§ Given data
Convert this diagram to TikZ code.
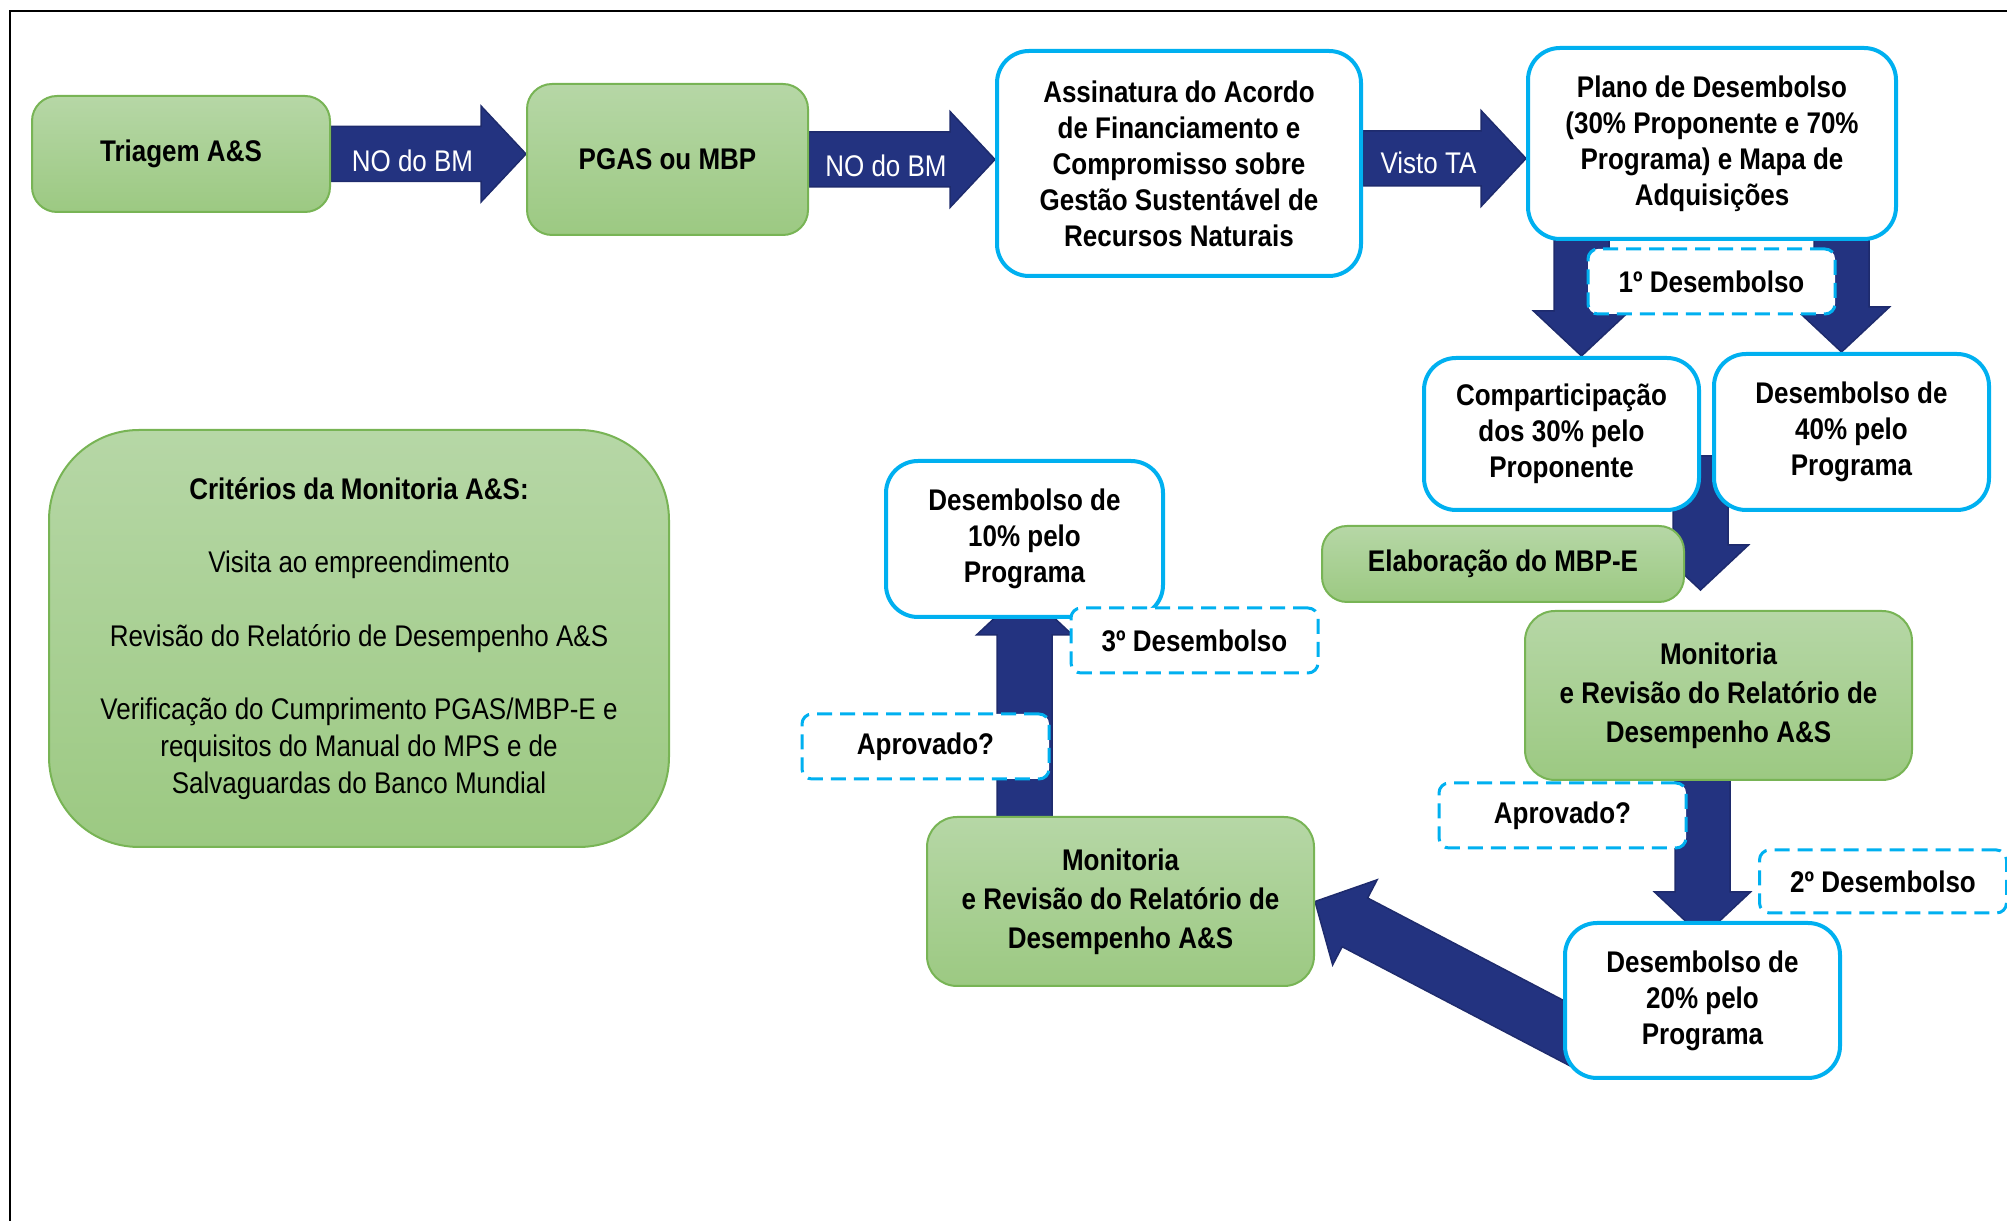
\documentclass[tikz,border=0pt]{standalone}
\usepackage{fontspec}
\setmainfont[FakeStretch=0.87]{Liberation Sans}
\usepackage{tikz}
\usetikzlibrary{calc,backgrounds}

\definecolor{navyArrow}{RGB}{35,51,128}
\definecolor{greenTop}{RGB}{182,215,166}
\definecolor{greenBot}{RGB}{156,201,130}
\definecolor{greenLine}{RGB}{120,180,85}
\definecolor{cyanLine}{RGB}{0,176,240}

\newcommand{\boxfont}{\fontsize{8.5pt}{10.25pt}\selectfont}

\tikzstyle{frame}=[line width=0.2mm]
\tikzstyle{greenbox}=[
	 rectangle, rounded corners=2.5mm,
	 draw=greenLine, line width=0.2mm,
	 top color=greenTop, bottom color=greenBot,
	 inner sep=0pt, align=center, font=\boxfont\bfseries
    ]
\tikzstyle{bluebox}=[
	 rectangle, rounded corners=3.2mm,
	 draw=cyanLine, line width=0.4mm, fill=white,
	 inner sep=0pt, align=center, font=\boxfont\bfseries
    ]
\tikzstyle{tagbox}=[
	 rectangle, rounded corners=1mm,
	 draw=cyanLine, line width=0.3mm, dash pattern=on 1.5mm off 0.8mm,
	 fill=white, inner sep=0pt, align=center, font=\boxfont\bfseries,
	 minimum width=24.7mm, minimum height=6.5mm
    ]
\tikzstyle{arrowlabel}=[text=white, font=\boxfont, xshift=-1.6mm, yshift=-0.4mm]
\tikzstyle{arrowfill}=[fill=navyArrow, draw=navyArrow!85!black, line width=0.15mm]

\newcommand{\bigArrow}[2]{
  \coordinate (ba-s) at (#1);
  \coordinate (ba-e) at (#2);
  \coordinate (ba-h) at ($(ba-e)!4.5mm!(ba-s)$);
  \filldraw[arrowfill] ($(ba-s)!2.75mm!90:(ba-e)$) -- ($(ba-h)!2.75mm!-90:(ba-s)$)
    -- ($(ba-h)!4.8mm!-90:(ba-s)$) -- (ba-e) -- ($(ba-h)!4.8mm!90:(ba-s)$)
    -- ($(ba-h)!2.75mm!90:(ba-s)$) -- ($(ba-s)!2.75mm!-90:(ba-e)$) -- cycle;
}

\begin{document}
\begin{tikzpicture}[x=0.1mm,y=-0.1mm]
\useasboundingbox (0,0) rectangle (2007,1221);
\draw[frame] (10,1221) -- (10,11) -- (2007,11);

% top row
\node[greenbox, minimum width=29.8mm, minimum height=11.6mm] (triage) at (181,154) {Triagem A\&S};
\node[greenbox, minimum width=28.1mm, minimum height=15.1mm] (pgas) at (667.5,159.5) {PGAS ou MBP};
\node[bluebox, minimum width=36.4mm, minimum height=22.5mm] (assin) at (1179,163.5)
  {Assinatura do Acordo\\de Financiamento e\\Compromisso sobre\\Gestão Sustentável de\\Recursos Naturais};
\node[bluebox, minimum width=36.8mm, minimum height=19.1mm] (plano) at (1712,143.5)
  {Plano de Desembolso\\(30\% Proponente e 70\%\\Programa) e Mapa de\\Adquisições};

% first disbursement
\node[bluebox, minimum width=27.5mm, minimum height=15.2mm] (comp) at (1561.5,434)
  {Comparticipação\\dos 30\% pelo\\Proponente};
\node[bluebox, minimum width=27.5mm, minimum height=15.6mm] (p40) at (1851.5,432)
  {Desembolso de\\40\% pelo\\Programa};
\node[greenbox, minimum width=36.2mm, minimum height=7.6mm] (mbpe) at (1503,564) {Elaboração do MBP-E};
\node[greenbox, rounded corners=3mm, font=\fontsize{8.5pt}{11.1pt}\selectfont\bfseries,
  minimum width=38.7mm, minimum height=16.9mm] (mon1) at (1718.5,695.5)
  {Monitoria\\e Revisão do Relatório de\\Desempenho A\&S};

% second and third disbursement
\node[bluebox, minimum width=27.5mm, minimum height=15.5mm] (d20) at (1702.5,1000.5)
  {Desembolso de\\20\% pelo\\Programa};
\node[greenbox, rounded corners=3mm, font=\fontsize{8.5pt}{11.1pt}\selectfont\bfseries,
  minimum width=38.7mm, minimum height=16.9mm] (mon2) at (1120.5,901.5)
  {Monitoria\\e Revisão do Relatório de\\Desempenho A\&S};
\node[bluebox, minimum width=27.7mm, minimum height=15.6mm] (d10) at (1024.5,539)
  {Desembolso de\\10\% pelo\\Programa};

% criteria
\node[greenbox, rounded corners=9mm, font=\fontsize{8.5pt}{10.45pt}\selectfont,
  minimum width=62mm, minimum height=41.7mm] (crit) at (359,638.5)
  {\textbf{Critérios da Monitoria A\&S:}\\[10.45pt]
   Visita ao empreendimento\\[10.45pt]
   Revisão do Relatório de Desempenho A\&S\\[10.45pt]
   Verificação do Cumprimento PGAS/MBP-E e\\requisitos do Manual do MPS e de\\Salvaguardas do Banco Mundial};

\coordinate (v0) at ($(assin.east)+(0,-5)$);
\coordinate (p1) at ($(comp.north)+(20,0)$);
\coordinate (p2) at ($(p40.north)+(-10,0)$);
\coordinate (m0) at ($(comp.east)!.5!(p40.west)+(-6,23)$);

\begin{pgfonlayer}{background}
\bigArrow{triage.east}{triage.east -| pgas.west};
\bigArrow{pgas.east}{pgas.east -| assin.west};
\bigArrow{v0}{v0 -| plano.west};
\bigArrow{p1 |- plano.center}{p1};
\bigArrow{p2 |- plano.center}{p2};
\bigArrow{m0}{$(m0 |- mon1.north)+(0,-20)$};
\bigArrow{d20.north |- mon1.center}{$(d20.north)+(0,16)$};
\bigArrow{$(d20.west)+(35,49)$}{mon2.east};
\bigArrow{d10.south |- mon2.center}{$(d10.south)+(0,-29)$};
\end{pgfonlayer}

\node[arrowlabel] at ($(triage.east)!.5!(pgas.west)$) {NO do BM};
\node[arrowlabel] at ($(pgas.east)!.5!(assin.west)$) {NO do BM};
\node[arrowlabel] at ($(v0)!.5!(v0 -| plano.west)$) {Visto TA};

% dashed tags
\node[tagbox] (des1) at (1711.5,281.5) {1º Desembolso};
\node[tagbox] (apr1) at (1562.5,815.5) {Aprovado?};
\node[tagbox, minimum height=6.3mm] (des2) at (1883,881.5) {2º Desembolso};
\node[tagbox] (des3) at (1194.5,640.5) {3º Desembolso};
\node[tagbox] (apr2) at (925.5,746.5) {Aprovado?};

\end{tikzpicture}
\end{document}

§ Task objective
Quote the data exactly, leaving every image out of the copy.

§ Final result
Convert this diagram to TikZ code.
\documentclass[tikz,border=0pt]{standalone}
\usepackage{fontspec}
\setmainfont[FakeStretch=0.87]{Liberation Sans}
\usepackage{tikz}
\usetikzlibrary{calc,backgrounds}

\definecolor{navyArrow}{RGB}{35,51,128}
\definecolor{greenTop}{RGB}{182,215,166}
\definecolor{greenBot}{RGB}{156,201,130}
\definecolor{greenLine}{RGB}{120,180,85}
\definecolor{cyanLine}{RGB}{0,176,240}

\newcommand{\boxfont}{\fontsize{8.5pt}{10.25pt}\selectfont}

\tikzstyle{frame}=[line width=0.2mm]
\tikzstyle{greenbox}=[
	 rectangle, rounded corners=2.5mm,
	 draw=greenLine, line width=0.2mm,
	 top color=greenTop, bottom color=greenBot,
	 inner sep=0pt, align=center, font=\boxfont\bfseries
    ]
\tikzstyle{bluebox}=[
	 rectangle, rounded corners=3.2mm,
	 draw=cyanLine, line width=0.4mm, fill=white,
	 inner sep=0pt, align=center, font=\boxfont\bfseries
    ]
\tikzstyle{tagbox}=[
	 rectangle, rounded corners=1mm,
	 draw=cyanLine, line width=0.3mm, dash pattern=on 1.5mm off 0.8mm,
	 fill=white, inner sep=0pt, align=center, font=\boxfont\bfseries,
	 minimum width=24.7mm, minimum height=6.5mm
    ]
\tikzstyle{arrowlabel}=[text=white, font=\boxfont, xshift=-1.6mm, yshift=-0.4mm]
\tikzstyle{arrowfill}=[fill=navyArrow, draw=navyArrow!85!black, line width=0.15mm]

\newcommand{\bigArrow}[2]{
  \coordinate (ba-s) at (#1);
  \coordinate (ba-e) at (#2);
  \coordinate (ba-h) at ($(ba-e)!4.5mm!(ba-s)$);
  \filldraw[arrowfill] ($(ba-s)!2.75mm!90:(ba-e)$) -- ($(ba-h)!2.75mm!-90:(ba-s)$)
    -- ($(ba-h)!4.8mm!-90:(ba-s)$) -- (ba-e) -- ($(ba-h)!4.8mm!90:(ba-s)$)
    -- ($(ba-h)!2.75mm!90:(ba-s)$) -- ($(ba-s)!2.75mm!-90:(ba-e)$) -- cycle;
}

\begin{document}
\begin{tikzpicture}[x=0.1mm,y=-0.1mm]
\useasboundingbox (0,0) rectangle (2007,1221);
\draw[frame] (10,1221) -- (10,11) -- (2007,11);

% top row
\node[greenbox, minimum width=29.8mm, minimum height=11.6mm] (triage) at (181,154) {Triagem A\&S};
\node[greenbox, minimum width=28.1mm, minimum height=15.1mm] (pgas) at (667.5,159.5) {PGAS ou MBP};
\node[bluebox, minimum width=36.4mm, minimum height=22.5mm] (assin) at (1179,163.5)
  {Assinatura do Acordo\\de Financiamento e\\Compromisso sobre\\Gestão Sustentável de\\Recursos Naturais};
\node[bluebox, minimum width=36.8mm, minimum height=19.1mm] (plano) at (1712,143.5)
  {Plano de Desembolso\\(30\% Proponente e 70\%\\Programa) e Mapa de\\Adquisições};

% first disbursement
\node[bluebox, minimum width=27.5mm, minimum height=15.2mm] (comp) at (1561.5,434)
  {Comparticipação\\dos 30\% pelo\\Proponente};
\node[bluebox, minimum width=27.5mm, minimum height=15.6mm] (p40) at (1851.5,432)
  {Desembolso de\\40\% pelo\\Programa};
\node[greenbox, minimum width=36.2mm, minimum height=7.6mm] (mbpe) at (1503,564) {Elaboração do MBP-E};
\node[greenbox, rounded corners=3mm, font=\fontsize{8.5pt}{11.1pt}\selectfont\bfseries,
  minimum width=38.7mm, minimum height=16.9mm] (mon1) at (1718.5,695.5)
  {Monitoria\\e Revisão do Relatório de\\Desempenho A\&S};

% second and third disbursement
\node[bluebox, minimum width=27.5mm, minimum height=15.5mm] (d20) at (1702.5,1000.5)
  {Desembolso de\\20\% pelo\\Programa};
\node[greenbox, rounded corners=3mm, font=\fontsize{8.5pt}{11.1pt}\selectfont\bfseries,
  minimum width=38.7mm, minimum height=16.9mm] (mon2) at (1120.5,901.5)
  {Monitoria\\e Revisão do Relatório de\\Desempenho A\&S};
\node[bluebox, minimum width=27.7mm, minimum height=15.6mm] (d10) at (1024.5,539)
  {Desembolso de\\10\% pelo\\Programa};

% criteria
\node[greenbox, rounded corners=9mm, font=\fontsize{8.5pt}{10.45pt}\selectfont,
  minimum width=62mm, minimum height=41.7mm] (crit) at (359,638.5)
  {\textbf{Critérios da Monitoria A\&S:}\\[10.45pt]
   Visita ao empreendimento\\[10.45pt]
   Revisão do Relatório de Desempenho A\&S\\[10.45pt]
   Verificação do Cumprimento PGAS/MBP-E e\\requisitos do Manual do MPS e de\\Salvaguardas do Banco Mundial};

\coordinate (v0) at ($(assin.east)+(0,-5)$);
\coordinate (p1) at ($(comp.north)+(20,0)$);
\coordinate (p2) at ($(p40.north)+(-10,0)$);
\coordinate (m0) at ($(comp.east)!.5!(p40.west)+(-6,23)$);

\begin{pgfonlayer}{background}
\bigArrow{triage.east}{triage.east -| pgas.west};
\bigArrow{pgas.east}{pgas.east -| assin.west};
\bigArrow{v0}{v0 -| plano.west};
\bigArrow{p1 |- plano.center}{p1};
\bigArrow{p2 |- plano.center}{p2};
\bigArrow{m0}{$(m0 |- mon1.north)+(0,-20)$};
\bigArrow{d20.north |- mon1.center}{$(d20.north)+(0,16)$};
\bigArrow{$(d20.west)+(35,49)$}{mon2.east};
\bigArrow{d10.south |- mon2.center}{$(d10.south)+(0,-29)$};
\end{pgfonlayer}

\node[arrowlabel] at ($(triage.east)!.5!(pgas.west)$) {NO do BM};
\node[arrowlabel] at ($(pgas.east)!.5!(assin.west)$) {NO do BM};
\node[arrowlabel] at ($(v0)!.5!(v0 -| plano.west)$) {Visto TA};

% dashed tags
\node[tagbox] (des1) at (1711.5,281.5) {1º Desembolso};
\node[tagbox] (apr1) at (1562.5,815.5) {Aprovado?};
\node[tagbox, minimum height=6.3mm] (des2) at (1883,881.5) {2º Desembolso};
\node[tagbox] (des3) at (1194.5,640.5) {3º Desembolso};
\node[tagbox] (apr2) at (925.5,746.5) {Aprovado?};

\end{tikzpicture}
\end{document}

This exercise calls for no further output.